● Stated exercise:
Among the entries below, copy only the span from the line containing "Write a web" through the line containing "const xTicks = [0, 500, 1000, 1500, 2000, 2500];". Do so exactly, and skip the pictures.

● Input:
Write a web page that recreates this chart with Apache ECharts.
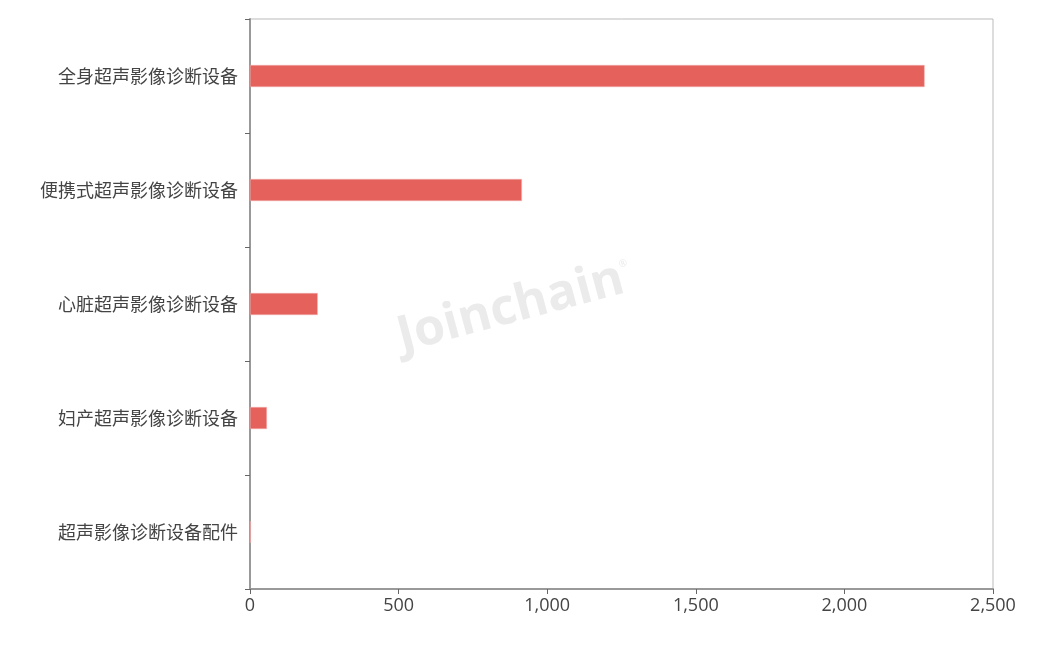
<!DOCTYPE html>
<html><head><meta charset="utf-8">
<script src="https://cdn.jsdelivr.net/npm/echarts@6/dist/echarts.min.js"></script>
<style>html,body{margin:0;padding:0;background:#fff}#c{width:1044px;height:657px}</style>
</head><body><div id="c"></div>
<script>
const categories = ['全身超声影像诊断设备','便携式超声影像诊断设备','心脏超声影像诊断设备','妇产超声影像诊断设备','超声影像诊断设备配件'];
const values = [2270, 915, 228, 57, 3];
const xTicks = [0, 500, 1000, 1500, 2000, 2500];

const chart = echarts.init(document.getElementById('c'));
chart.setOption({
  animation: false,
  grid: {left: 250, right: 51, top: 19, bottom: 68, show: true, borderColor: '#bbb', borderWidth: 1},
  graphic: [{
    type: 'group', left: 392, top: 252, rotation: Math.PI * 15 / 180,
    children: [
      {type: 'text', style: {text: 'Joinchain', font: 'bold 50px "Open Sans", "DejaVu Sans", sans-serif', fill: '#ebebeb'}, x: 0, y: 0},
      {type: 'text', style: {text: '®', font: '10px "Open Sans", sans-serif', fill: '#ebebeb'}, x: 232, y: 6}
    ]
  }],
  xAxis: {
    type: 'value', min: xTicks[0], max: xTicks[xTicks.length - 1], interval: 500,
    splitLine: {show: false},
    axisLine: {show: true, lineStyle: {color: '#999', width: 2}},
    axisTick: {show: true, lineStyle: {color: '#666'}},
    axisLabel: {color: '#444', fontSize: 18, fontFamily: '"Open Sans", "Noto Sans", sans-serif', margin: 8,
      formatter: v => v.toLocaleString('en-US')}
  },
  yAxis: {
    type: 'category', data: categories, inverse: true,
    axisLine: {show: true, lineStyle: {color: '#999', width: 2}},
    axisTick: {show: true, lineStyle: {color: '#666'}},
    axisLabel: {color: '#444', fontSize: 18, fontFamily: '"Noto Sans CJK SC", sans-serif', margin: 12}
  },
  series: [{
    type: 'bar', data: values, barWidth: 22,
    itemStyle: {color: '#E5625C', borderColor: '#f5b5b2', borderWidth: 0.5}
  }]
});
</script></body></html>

---

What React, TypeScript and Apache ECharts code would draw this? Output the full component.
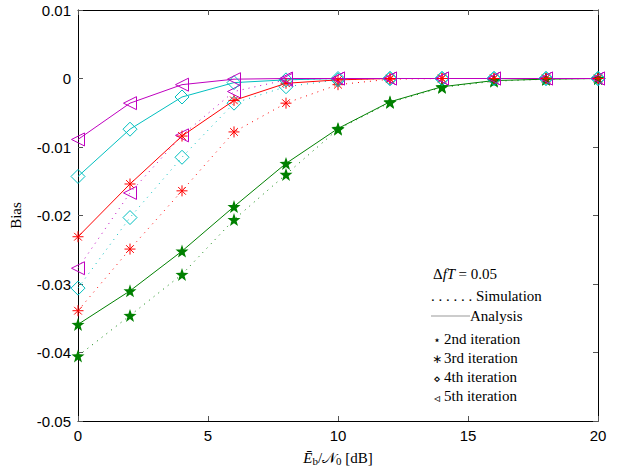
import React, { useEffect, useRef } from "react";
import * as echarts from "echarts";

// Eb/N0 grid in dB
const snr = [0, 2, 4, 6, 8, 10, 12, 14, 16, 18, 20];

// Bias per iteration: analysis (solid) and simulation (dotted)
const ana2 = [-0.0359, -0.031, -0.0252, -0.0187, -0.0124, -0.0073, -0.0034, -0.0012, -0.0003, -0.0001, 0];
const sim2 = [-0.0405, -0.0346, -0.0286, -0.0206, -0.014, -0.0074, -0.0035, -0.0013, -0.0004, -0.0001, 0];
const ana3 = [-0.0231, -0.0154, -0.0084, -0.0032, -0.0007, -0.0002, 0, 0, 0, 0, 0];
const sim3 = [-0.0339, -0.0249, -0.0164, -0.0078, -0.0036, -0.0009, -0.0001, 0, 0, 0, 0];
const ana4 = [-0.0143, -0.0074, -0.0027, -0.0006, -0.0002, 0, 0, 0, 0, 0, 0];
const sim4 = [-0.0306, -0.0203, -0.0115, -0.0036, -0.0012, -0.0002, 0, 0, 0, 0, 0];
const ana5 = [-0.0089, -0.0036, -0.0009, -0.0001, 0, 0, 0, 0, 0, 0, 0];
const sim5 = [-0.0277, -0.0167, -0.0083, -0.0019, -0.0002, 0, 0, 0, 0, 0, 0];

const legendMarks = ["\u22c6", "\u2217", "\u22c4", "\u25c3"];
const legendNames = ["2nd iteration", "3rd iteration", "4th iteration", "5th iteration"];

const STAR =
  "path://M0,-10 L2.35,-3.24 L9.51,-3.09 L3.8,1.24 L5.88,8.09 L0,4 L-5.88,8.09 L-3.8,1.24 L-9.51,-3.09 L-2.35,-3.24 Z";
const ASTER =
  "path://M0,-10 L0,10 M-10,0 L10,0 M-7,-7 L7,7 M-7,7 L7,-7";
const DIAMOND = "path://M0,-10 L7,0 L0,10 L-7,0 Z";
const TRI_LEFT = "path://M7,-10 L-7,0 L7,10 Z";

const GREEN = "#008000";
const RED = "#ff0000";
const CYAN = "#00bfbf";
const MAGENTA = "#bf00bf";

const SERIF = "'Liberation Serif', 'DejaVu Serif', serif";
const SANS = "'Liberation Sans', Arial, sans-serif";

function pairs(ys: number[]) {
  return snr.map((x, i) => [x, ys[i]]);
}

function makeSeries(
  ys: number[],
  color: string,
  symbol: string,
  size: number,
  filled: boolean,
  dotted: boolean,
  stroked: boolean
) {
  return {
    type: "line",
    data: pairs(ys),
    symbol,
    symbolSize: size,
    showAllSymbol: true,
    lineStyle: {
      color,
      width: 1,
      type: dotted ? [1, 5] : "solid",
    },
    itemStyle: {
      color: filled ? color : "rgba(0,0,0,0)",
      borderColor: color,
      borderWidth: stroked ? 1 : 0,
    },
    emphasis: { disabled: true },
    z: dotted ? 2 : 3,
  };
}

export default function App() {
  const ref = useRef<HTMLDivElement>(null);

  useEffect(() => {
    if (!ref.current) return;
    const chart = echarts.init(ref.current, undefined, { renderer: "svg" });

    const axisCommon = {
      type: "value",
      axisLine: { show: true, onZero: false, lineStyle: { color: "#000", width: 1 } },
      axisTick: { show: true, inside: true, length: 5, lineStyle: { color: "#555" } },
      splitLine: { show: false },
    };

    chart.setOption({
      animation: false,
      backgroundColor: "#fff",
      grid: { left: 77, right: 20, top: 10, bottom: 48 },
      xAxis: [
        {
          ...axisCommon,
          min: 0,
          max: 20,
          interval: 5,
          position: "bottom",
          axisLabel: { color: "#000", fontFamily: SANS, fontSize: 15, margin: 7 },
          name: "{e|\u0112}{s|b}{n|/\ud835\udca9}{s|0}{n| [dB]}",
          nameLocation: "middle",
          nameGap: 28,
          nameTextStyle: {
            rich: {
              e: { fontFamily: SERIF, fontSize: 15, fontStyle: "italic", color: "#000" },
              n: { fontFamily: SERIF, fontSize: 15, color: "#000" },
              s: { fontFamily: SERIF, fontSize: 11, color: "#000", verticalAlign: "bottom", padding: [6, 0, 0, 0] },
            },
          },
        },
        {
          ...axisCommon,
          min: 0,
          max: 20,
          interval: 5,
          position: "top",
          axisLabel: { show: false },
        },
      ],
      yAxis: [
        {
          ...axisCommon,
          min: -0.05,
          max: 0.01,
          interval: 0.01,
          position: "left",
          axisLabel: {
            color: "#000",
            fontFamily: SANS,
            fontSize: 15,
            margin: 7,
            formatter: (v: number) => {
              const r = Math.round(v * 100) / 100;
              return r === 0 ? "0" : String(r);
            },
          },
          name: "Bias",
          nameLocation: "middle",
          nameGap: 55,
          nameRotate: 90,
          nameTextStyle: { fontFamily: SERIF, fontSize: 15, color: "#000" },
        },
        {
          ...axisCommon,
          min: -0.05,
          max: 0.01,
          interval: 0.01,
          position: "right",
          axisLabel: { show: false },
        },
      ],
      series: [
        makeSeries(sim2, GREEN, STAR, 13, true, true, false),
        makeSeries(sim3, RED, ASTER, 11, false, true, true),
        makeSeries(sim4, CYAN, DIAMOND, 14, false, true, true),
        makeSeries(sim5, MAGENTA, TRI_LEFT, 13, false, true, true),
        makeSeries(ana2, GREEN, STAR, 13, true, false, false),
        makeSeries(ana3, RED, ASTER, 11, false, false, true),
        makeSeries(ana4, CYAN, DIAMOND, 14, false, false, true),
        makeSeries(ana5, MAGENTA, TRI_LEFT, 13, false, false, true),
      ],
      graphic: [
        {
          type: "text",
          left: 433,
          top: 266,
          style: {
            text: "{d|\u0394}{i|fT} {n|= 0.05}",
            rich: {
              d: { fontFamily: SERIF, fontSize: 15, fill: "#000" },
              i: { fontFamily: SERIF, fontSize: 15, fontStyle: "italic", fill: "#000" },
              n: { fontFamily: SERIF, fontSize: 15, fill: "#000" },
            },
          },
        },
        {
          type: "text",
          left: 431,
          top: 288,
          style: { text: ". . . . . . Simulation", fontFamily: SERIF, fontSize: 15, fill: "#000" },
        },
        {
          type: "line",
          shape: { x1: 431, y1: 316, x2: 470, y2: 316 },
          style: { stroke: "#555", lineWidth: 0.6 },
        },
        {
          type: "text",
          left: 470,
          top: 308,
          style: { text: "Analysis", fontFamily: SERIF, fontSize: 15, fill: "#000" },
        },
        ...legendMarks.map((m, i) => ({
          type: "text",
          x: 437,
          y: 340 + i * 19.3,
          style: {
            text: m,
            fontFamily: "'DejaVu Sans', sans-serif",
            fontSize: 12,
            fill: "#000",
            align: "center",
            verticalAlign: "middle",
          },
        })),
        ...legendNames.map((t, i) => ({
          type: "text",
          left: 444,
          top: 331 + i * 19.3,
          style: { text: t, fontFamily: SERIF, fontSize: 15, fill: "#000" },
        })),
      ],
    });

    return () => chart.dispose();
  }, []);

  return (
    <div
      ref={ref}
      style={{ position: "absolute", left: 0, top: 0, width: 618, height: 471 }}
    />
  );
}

...

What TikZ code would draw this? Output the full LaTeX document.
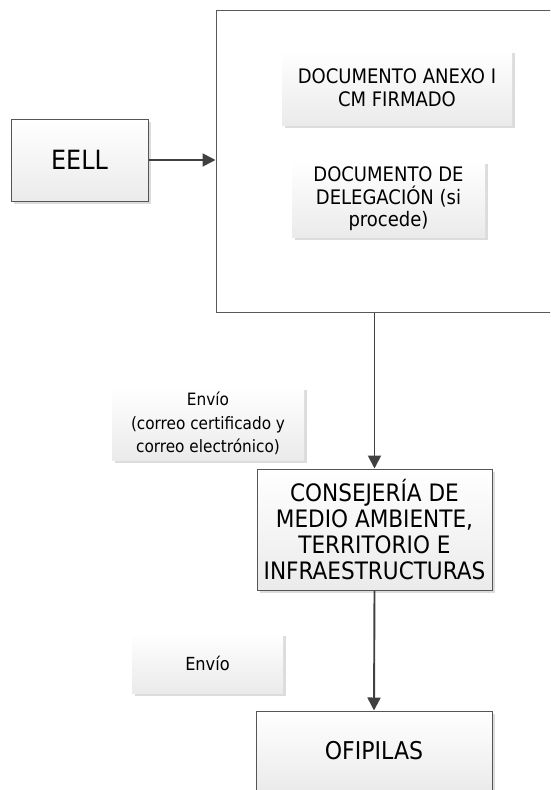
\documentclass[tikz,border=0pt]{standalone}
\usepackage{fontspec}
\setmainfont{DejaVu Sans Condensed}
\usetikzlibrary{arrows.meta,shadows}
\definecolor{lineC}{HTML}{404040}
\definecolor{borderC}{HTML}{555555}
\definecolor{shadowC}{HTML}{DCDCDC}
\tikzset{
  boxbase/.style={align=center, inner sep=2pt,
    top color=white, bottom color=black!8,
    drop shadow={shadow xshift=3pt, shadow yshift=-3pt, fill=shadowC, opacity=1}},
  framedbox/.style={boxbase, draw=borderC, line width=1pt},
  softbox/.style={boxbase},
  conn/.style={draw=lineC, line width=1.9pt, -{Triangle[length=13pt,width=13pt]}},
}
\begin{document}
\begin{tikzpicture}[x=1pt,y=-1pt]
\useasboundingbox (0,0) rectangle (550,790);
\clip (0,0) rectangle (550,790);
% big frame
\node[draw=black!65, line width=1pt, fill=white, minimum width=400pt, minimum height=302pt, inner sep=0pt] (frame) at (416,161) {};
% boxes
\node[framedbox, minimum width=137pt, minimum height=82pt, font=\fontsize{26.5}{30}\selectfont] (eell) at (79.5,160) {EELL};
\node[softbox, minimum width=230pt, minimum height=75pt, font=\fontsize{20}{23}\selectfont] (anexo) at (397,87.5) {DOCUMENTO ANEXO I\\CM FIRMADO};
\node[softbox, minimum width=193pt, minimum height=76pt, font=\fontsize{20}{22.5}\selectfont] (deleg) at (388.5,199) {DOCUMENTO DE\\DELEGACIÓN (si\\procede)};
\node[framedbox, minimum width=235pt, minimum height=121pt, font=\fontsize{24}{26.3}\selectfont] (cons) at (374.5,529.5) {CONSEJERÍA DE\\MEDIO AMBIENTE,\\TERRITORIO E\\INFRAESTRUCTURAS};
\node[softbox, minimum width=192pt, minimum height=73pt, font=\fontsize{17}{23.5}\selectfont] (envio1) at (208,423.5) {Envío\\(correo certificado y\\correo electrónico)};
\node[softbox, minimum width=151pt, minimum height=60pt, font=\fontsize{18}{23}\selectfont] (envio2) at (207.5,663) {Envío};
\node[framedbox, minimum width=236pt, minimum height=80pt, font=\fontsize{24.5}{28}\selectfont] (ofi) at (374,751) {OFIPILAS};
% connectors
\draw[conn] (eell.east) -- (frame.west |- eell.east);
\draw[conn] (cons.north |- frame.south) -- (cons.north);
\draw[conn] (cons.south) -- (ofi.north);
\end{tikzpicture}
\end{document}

● Solved exercise:
Write a web page that recreates this chart with Apache ECharts.
<!DOCTYPE html>
<html><head><meta charset="utf-8">
<script src="https://cdn.jsdelivr.net/npm/echarts@6/dist/echarts.min.js"></script>
<style>html,body{margin:0;padding:0;background:#fff}#c{width:1044px;height:657px}</style>
</head><body><div id="c"></div>
<script>
const categories = ['全身超声影像诊断设备','便携式超声影像诊断设备','心脏超声影像诊断设备','妇产超声影像诊断设备','超声影像诊断设备配件'];
const values = [2270, 915, 228, 57, 3];
const xTicks = [0, 500, 1000, 1500, 2000, 2500];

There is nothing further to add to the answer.